Is this a “good” real estate market? I don’t know. Define good. Good for who? As of today, 4/16/19, we are in an furiously competitive market at some price points, and in some neighborhoods. West side Madison buyers looking for homes under $250,000 will find the home they want to own is the same home a dozen or more people are trying to buy. (I saw 18 offers on a house Monday, and there were more coming in.) We can be certain, this house is not being sold low, and unless there is no truth to the fact that what goes up must come down, selling high in the future is less likely than selling lower.
Should you buy a house today? It depends on all aspects of your situation. Regardless of what your friends are doing, or what a banker or REALTOR tell you to do, only after considering all factors, objectives, intents, expectations, and options can you know if attempting to own is prudent in this market. Do check your expectations. If you expect to find a bargain you should expect to be disappointed. Even home sellers who make a mistake and price too low are safe as long as they invite more than one person to look at their home.
A smart expectation to achieve home ownership is to come prepared to own. Expecting to negotiate leads to certain failure. Enough people have paid the price to learn house buying is not a business of price negotiating today. You will be up against them. It’s OK to be hopeful, but eventually you will either quit or concede to the facts. If you want to own a home, think in terms of being the buyer you know the seller wants to meet. Don’t be the buyer the seller can’t depend on. Put yourself in the seller’s shoes. Would you get into business with you if you have options? This isn’t poker. Bluffing is a waste of time. Put your best foot forward if you want to own a home. And remember, home ownership is not investing. For a home to be a wise investment financially, trust the fundamental fact, real estate is a long term investment. Some folks win in the short term, but this market does not have what it takes to be short term winners. A home is a home first, second, and third.
Forms used in real estate transactions are the product of years of fears. What was once a handshake agreement to pay X Dollars for That Land is no less than nine pages, soon to be a dozen, of if this, and that, or this, but not that conditions. If something once happened to somebody, someone wants to insert a provision into the boiler plate form to give everyone some options to try to avert the isolated incident they once saw. The time wasted by people who don’t require someone to think for them so that those who don’t want to learn is astronomical and the outcome is greater harm than good.
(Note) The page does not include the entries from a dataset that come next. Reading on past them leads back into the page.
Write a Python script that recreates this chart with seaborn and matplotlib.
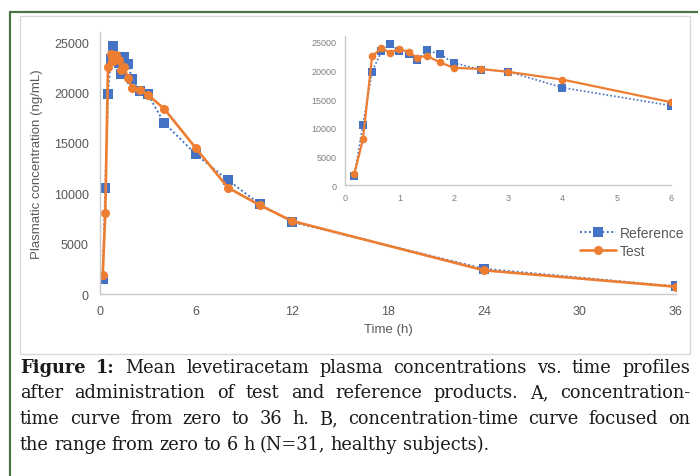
import matplotlib
matplotlib.use("Agg")
import matplotlib.pyplot as plt
from matplotlib.lines import Line2D
from matplotlib.patches import Rectangle
import numpy as np
import pandas as pd
import seaborn as sns

# mean plasma concentrations (ng/mL)
time_h = [0.17, 0.33, 0.5, 0.67, 0.83, 1, 1.17, 1.33, 1.5, 1.75, 2, 2.5, 3, 4, 6, 8, 10, 12, 24, 36]
reference = [1500, 10550, 19800, 23300, 24600, 23400, 22900, 21850, 23500, 22850,
             21300, 20150, 19800, 17000, 13850, 11300, 8900, 7150, 2500, 750]
test = [1900, 8000, 22500, 23850, 23100, 23750, 23200, 22200, 22550, 21400,
        20450, 20250, 19750, 18400, 14450, 10550, 8800, 7250, 2350, 720]

main_xticks = [0, 6, 12, 18, 24, 30, 36]
inset_xticks = [0, 1, 2, 3, 4, 5, 6]
yticks = [0, 5000, 10000, 15000, 20000, 25000]

caption = [
    [("Figure", True), ("1:", True), ("Mean", False), ("levetiracetam", False), ("plasma", False),
     ("concentrations", False), ("vs.", False), ("time", False), ("profiles", False)],
    [(w, False) for w in "after administration of test and reference products. A, concentration-".split()],
    [(w, False) for w in "time curve from zero to 36 h. B, concentration-time curve focused on".split()],
    [(w, False) for w in "the range from zero to 6 h (N=31, healthy subjects).".split()],
]

df = pd.DataFrame({"time": time_h, "Reference": reference, "Test": test})

BLUE = "#4472C4"
ORANGE = "#ED7D31"
TXT = "#595959"
W, H = 698, 477

sns.set_style("white")
plt.rcParams["font.family"] = ["Liberation Sans", "DejaVu Sans"]

fig = plt.figure(figsize=(W / 100, H / 100), dpi=100)


def fx(px):
    return px / W


def fy(py):
    return 1 - py / H


# frame decorations
fig.add_artist(Line2D([fx(10), 1], [fy(13), fy(13)], color="#4d7444", lw=1.6))
fig.add_artist(Line2D([fx(10), fx(10)], [fy(13), 0], color="#4d7444", lw=1.6))
fig.add_artist(Rectangle((fx(20), fy(355)), fx(690) - fx(20), fy(17) - fy(355),
                         fill=False, edgecolor="#d9d9d9", lw=1.0))


def draw_series(ax, ms_sq, ms_ci, lw_ref, lw_test):
    sns.lineplot(data=df, x="time", y="Reference", ax=ax, color=BLUE, marker="s",
                 markersize=ms_sq, markeredgewidth=0, linestyle=(0, (1, 1.3)), lw=lw_ref,
                 label="Reference")
    sns.lineplot(data=df, x="time", y="Test", ax=ax, color=ORANGE, marker="o",
                 markersize=ms_ci, markeredgewidth=0, lw=lw_test, label="Test")


def style_axes(ax, xticks, fs, color, pad):
    ax.set_ylim(0, 26000)
    ax.set_yticks(yticks)
    ax.set_yticklabels([str(v) for v in yticks])
    ax.set_xticks(xticks)
    ax.set_xticklabels([str(v) for v in xticks])
    ax.tick_params(length=0, labelsize=fs, labelcolor=color, pad=pad)
    for s in ["top", "right"]:
        ax.spines[s].set_visible(False)
    for s in ["left", "bottom"]:
        ax.spines[s].set_color("#c8c8c8")
        ax.spines[s].set_linewidth(1.0)
    ax.set_facecolor("none")


# main panel (0-36 h)
ax = fig.add_axes([fx(100), fy(295), fx(676) - fx(100), fy(33) - fy(295)])
draw_series(ax, 6.5, 6.5, 1.4, 1.9)
ax.set_xlim(0, 36)
style_axes(ax, main_xticks, 9, TXT, 8)
ax.set_xlabel("Time (h)", fontsize=9.5, color=TXT, labelpad=4)
ax.set_ylabel("Plasmatic concentration (ng/mL)", fontsize=9.5, color=TXT, labelpad=8)
leg = ax.legend(loc="center left", bbox_to_anchor=(fx(574), fy(243)), bbox_transform=fig.transFigure,
                frameon=False, fontsize=10, handlelength=2.6, handletextpad=0.3,
                labelspacing=0.25, borderaxespad=0, numpoints=1)
for t in leg.get_texts():
    t.set_color(TXT)

# inset panel (0-6 h)
axi = fig.add_axes([fx(345), fy(186), fx(671) - fx(345), fy(37) - fy(186)])
draw_series(axi, 5.5, 5.5, 1.2, 1.6)
axi.set_xlim(0, 6)
style_axes(axi, inset_xticks, 6.5, "#7f7f7f", 6)
axi.set_xlabel("")
axi.set_ylabel("")
axi.get_legend().remove()

# caption, justified like the journal text
renderer = fig.canvas.get_renderer()
x0, x1 = 20, 690
baselines = [373, 398, 424, 450]
fs = 12.8
for i, (words, yb) in enumerate(zip(caption, baselines)):
    texts = []
    for w, bold in words:
        t = fig.text(0, fy(yb), w, fontsize=fs, family="DejaVu Serif",
                     weight="bold" if bold else "normal", color="#1a1a1a", va="baseline")
        texts.append(t)
    widths = [t.get_window_extent(renderer).width for t in texts]
    if i < len(caption) - 1:
        gap = (x1 - x0 - sum(widths)) / (len(words) - 1)
    else:
        gap = fs * 1.389 * 0.3
    x = x0
    for t, wd in zip(texts, widths):
        t.set_x(fx(x))
        x += wd + gap

fig.savefig("out.png", dpi=100)
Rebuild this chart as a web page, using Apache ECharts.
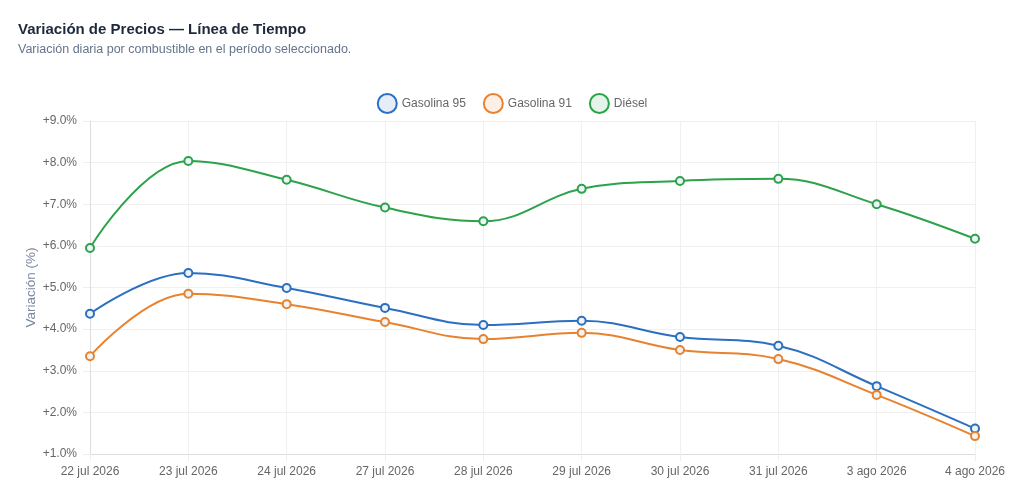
<!DOCTYPE html>
<html>
<head>
<meta charset="utf-8">
<title>Variación de Precios</title>
<script src="https://cdn.jsdelivr.net/npm/echarts@6/dist/echarts.min.js"></script>
<style>
  html, body { margin: 0; padding: 0; background: #fff; }
  #chart { width: 1024px; height: 501px; }
</style>
</head>
<body>
<div id="chart"></div>
<script>
var fechas = ['22 jul 2026', '23 jul 2026', '24 jul 2026', '27 jul 2026', '28 jul 2026',
              '29 jul 2026', '30 jul 2026', '31 jul 2026', '3 ago 2026', '4 ago 2026'];
var gasolina95 = [4.37, 5.35, 4.99, 4.51, 4.10, 4.20, 3.81, 3.60, 2.63, 1.61];
var gasolina91 = [3.35, 4.85, 4.60, 4.17, 3.76, 3.91, 3.50, 3.28, 2.42, 1.43];
var diesel     = [5.95, 8.04, 7.59, 6.92, 6.59, 7.37, 7.56, 7.61, 7.00, 6.17];

var nombres = ['Gasolina 95', 'Gasolina 91', 'Diésel'];
var colores = ['#2b6fc2', '#e8822e', '#2ca24a'];
var rellenos = ['rgba(43,111,194,0.12)', 'rgba(232,130,46,0.12)', 'rgba(44,162,74,0.12)'];
var valores = [gasolina95, gasolina91, diesel];

var fuente = '"Helvetica Neue", Helvetica, "Liberation Sans", Arial, sans-serif';

var chart = echarts.init(document.getElementById('chart'));

var series = nombres.map(function (n, i) {
  return {
    name: n,
    type: 'line',
    data: valores[i],
    smooth: 0.4,
    symbol: 'circle',
    symbolSize: 8,
    lineStyle: { color: colores[i], width: 2 },
    itemStyle: { color: '#eef3f8', borderColor: colores[i], borderWidth: 2 },
    emphasis: { disabled: true }
  };
});

var option = {
  animation: false,
  textStyle: { fontFamily: fuente },
  title: [
    {
      text: 'Variación de Precios — Línea de Tiempo',
      left: 13, top: 17,
      textStyle: { fontSize: 15, fontWeight: 'bold', color: '#1e293b', fontFamily: fuente }
    },
    {
      text: 'Variación diaria por combustible en el período seleccionado.',
      left: 13, top: 38,
      textStyle: { fontSize: 12.5, fontWeight: 'normal', color: '#64748b', fontFamily: fuente }
    }
  ],
  legend: {
    top: 88,
    left: 'center',
    icon: 'circle',
    itemWidth: 19,
    itemHeight: 19,
    itemGap: 17,
    textStyle: { color: '#666', fontSize: 12, fontFamily: fuente },
    data: nombres.map(function (n, i) {
      return { name: n, itemStyle: { color: rellenos[i], borderColor: colores[i], borderWidth: 2 } };
    })
  },
  grid: { left: 90, right: 49, top: 121, bottom: 47, containLabel: false },
  xAxis: {
    type: 'category',
    data: fechas,
    boundaryGap: false,
    axisLine: { lineStyle: { color: '#dddddd' } },
    axisTick: { show: true, length: 7, lineStyle: { color: '#eeeeee' } },
    axisLabel: { color: '#666', fontSize: 12, margin: 12, fontFamily: fuente },
    splitLine: { show: true, lineStyle: { color: '#f0f0f0' } }
  },
  yAxis: {
    type: 'value',
    min: 1, max: 9, interval: 1,
    name: 'Variación (%)',
    nameLocation: 'middle',
    nameRotate: 90,
    nameGap: 52,
    nameMoveOverlap: false,
    nameTextStyle: { color: '#7a889c', fontSize: 13.5, fontFamily: fuente },
    axisLine: { show: true, lineStyle: { color: '#dddddd' } },
    axisTick: { show: true, length: 7, lineStyle: { color: '#eeeeee' } },
    axisLabel: {
      color: '#666', fontSize: 12, margin: 13, fontFamily: fuente,
      formatter: function (v) { return '+' + v.toFixed(1) + '%'; }
    },
    splitLine: { show: true, lineStyle: { color: '#f0f0f0' } }
  },
  series: series
};

chart.setOption(option);
</script>
</body>
</html>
We have a choice. Keep it simple and allow buyers and sellers, their attorneys and real estate agents to structure terms to satisfy the expectations of parties of each transaction, or build a monster to address whatever might happen, once happened, or is unlikely to happen. Building the monster might provide options few people would have thought of, however if a person can’t think of the solution on their own, it’s a good chance they won’t understand the solution you provided for them.
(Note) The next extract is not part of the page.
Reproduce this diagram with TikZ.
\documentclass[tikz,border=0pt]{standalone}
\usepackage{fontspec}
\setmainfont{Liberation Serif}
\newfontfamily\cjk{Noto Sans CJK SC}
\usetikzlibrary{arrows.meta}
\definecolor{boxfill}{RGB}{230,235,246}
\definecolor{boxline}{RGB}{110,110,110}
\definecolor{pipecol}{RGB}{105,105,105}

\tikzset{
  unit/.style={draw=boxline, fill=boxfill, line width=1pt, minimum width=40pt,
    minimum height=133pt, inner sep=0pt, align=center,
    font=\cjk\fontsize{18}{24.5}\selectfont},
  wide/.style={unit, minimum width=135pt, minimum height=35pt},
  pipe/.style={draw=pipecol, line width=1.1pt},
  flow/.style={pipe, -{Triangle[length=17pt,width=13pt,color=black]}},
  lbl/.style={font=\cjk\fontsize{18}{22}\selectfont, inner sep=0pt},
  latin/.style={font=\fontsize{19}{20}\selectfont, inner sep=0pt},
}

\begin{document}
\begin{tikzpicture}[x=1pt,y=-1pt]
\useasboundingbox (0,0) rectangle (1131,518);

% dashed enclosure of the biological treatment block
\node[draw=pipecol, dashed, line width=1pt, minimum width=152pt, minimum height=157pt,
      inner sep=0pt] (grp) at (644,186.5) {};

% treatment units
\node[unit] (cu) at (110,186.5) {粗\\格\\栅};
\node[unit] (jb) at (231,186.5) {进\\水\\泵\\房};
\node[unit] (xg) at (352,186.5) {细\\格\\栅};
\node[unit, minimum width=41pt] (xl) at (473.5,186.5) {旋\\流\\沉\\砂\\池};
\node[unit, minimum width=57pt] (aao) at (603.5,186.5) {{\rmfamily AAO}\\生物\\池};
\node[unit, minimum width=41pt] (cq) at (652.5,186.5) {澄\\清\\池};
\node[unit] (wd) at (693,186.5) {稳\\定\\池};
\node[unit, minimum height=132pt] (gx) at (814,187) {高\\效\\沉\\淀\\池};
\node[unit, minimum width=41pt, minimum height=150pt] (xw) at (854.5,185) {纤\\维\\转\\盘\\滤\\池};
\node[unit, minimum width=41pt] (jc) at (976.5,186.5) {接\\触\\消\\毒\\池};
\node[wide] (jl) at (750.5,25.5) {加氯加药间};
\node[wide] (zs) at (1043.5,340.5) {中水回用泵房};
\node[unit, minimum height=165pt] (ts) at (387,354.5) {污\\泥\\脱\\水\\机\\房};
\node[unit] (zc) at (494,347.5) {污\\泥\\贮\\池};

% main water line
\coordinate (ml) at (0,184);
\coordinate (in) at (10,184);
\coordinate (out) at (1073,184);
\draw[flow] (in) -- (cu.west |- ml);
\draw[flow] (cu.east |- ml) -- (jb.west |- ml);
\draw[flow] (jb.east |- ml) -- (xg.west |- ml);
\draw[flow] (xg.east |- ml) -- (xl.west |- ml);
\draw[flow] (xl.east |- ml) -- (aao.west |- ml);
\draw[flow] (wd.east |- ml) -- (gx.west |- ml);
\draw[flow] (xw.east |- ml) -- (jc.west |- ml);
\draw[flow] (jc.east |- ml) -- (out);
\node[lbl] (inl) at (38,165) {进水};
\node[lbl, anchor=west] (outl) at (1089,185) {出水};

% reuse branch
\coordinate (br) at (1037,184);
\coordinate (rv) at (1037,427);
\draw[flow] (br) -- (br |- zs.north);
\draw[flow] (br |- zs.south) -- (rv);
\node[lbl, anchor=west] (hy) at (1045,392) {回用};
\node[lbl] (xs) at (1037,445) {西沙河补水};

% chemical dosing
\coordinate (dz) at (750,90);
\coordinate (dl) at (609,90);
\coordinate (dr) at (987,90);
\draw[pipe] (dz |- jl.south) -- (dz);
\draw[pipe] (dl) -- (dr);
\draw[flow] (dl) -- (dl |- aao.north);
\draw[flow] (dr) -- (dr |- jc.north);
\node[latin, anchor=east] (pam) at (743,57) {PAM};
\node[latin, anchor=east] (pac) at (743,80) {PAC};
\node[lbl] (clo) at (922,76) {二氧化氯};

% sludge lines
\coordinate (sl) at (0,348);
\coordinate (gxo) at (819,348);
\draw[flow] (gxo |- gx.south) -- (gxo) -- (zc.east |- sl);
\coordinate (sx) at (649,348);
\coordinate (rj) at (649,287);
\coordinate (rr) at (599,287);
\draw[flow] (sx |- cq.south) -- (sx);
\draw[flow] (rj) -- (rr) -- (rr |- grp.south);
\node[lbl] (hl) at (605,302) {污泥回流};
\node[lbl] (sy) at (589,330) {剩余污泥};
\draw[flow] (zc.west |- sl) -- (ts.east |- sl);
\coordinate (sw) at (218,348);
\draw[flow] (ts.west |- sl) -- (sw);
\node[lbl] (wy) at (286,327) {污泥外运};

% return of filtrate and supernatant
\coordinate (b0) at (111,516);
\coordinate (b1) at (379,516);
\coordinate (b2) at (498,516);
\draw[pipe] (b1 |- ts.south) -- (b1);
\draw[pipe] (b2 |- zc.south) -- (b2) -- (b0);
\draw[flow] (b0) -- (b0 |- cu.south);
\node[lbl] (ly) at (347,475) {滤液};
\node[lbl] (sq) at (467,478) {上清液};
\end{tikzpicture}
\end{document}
Rather than trying to think for those who want the thinking done for them, wouldn’t it be better for the industry to raise the standard of comprehension and ability to draft contracts, or remove contract drafting responsibility from the licensee? Eliminating these pre-written, boiler plate, inflexible provisions might increase the competency of our industry by reducing the participation of those who choose not to learn. As those individuals and their respective firms fall behind those who strive to learn and adjust to new conditions, the market will naturally eliminate the stragglers.
It’s a choice between increasing the competency of the professionals for the benefit of the consumer, or decreasing the need for competency for the benefit of the least competent practitioners to the detriment of the consumer.